I always wondered why there isn't more epidural anesthesia using in the immediate post op period in the US compared to other countries. That's my impression from the testimonials but I am not sure that is true. This study suggests they should be more.

Effects of Continuous Epidural Anesthesia and Postoperative Epidural Analgesia on Pain Management and Stress Response in Patients Undergoing Major Spinal Surgery

Ezhevskaya, Anna A.; Mlyavykh, Sergey G.; Anderson, D. Greg

Spine. 38(15):1324-1330, July 01, 2013.


Study Design. A prospective, randomized study was used to compare 2 anesthesia/analgesia methods for reconstructive spine surgery.

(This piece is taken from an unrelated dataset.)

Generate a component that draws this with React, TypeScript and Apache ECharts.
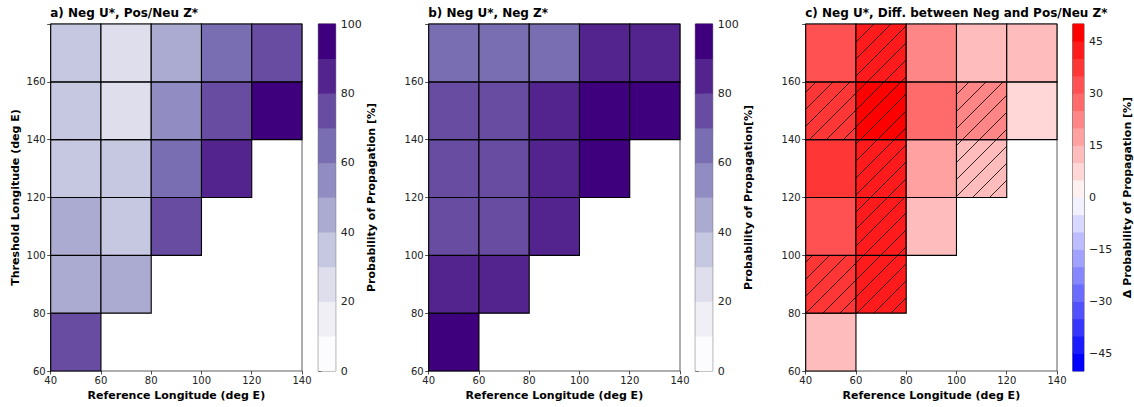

Objective. To assess the efficacy and influence of 2 anesthetic methods on clinical outcome and stress response during reconstructive spine surgery.

Summary of Background Data. Pain control is an important goal of the postoperative care after spinal surgery. Some prior studies have suggested that epidural anesthesia with or without postoperative epidural analgesia may blunt the surgical stress response after major surgery. This treatment approach has not been fully investigated for patients undergoing major spinal surgery. We hypothesized that the stress response after major spine surgery would be attenuated by continuous epidural anesthesia/analgesia with ropivacaine, fentanyl, and epinephrine.

Methods. Eighty-five patients were randomly allocated to 2 groups as follows: group E (n = 45) had epidural anesthesia and endotracheal anesthesia with sevoflurane during surgery and continuous epidural analgesia with ropivacaine, fentanyl, and epinephrine after surgery; group G (n = 40) had general anesthesia with sevoflurane and fentanyl and systemically administered opioids after surgery. Patient pain, nausea, mobility, and satisfaction were measured after surgery along with levels of cortisol, glucose, interleukin (IL)-1β, IL-6, and IL-10 during and after surgery.

Results. In group E, there were significantly less pain, less nausea, earlier mobility, and higher satisfaction than those in group G. Group E also experienced significantly less introperative and postoperative blood loss. Group E demonstrated lower levels of glucose, cortisol, IL-1β, IL-6, and IL-10 during the postoperative period.

Conclusion. Combined epidural/general anesthesia and postoperative epidural analgesia produced better pain control, less bleeding, and a lower surgical stress response than general anesthesia with postoperative systemically administered narcotic analgesia. This technique deserves further study in the setting of major spinal surgery.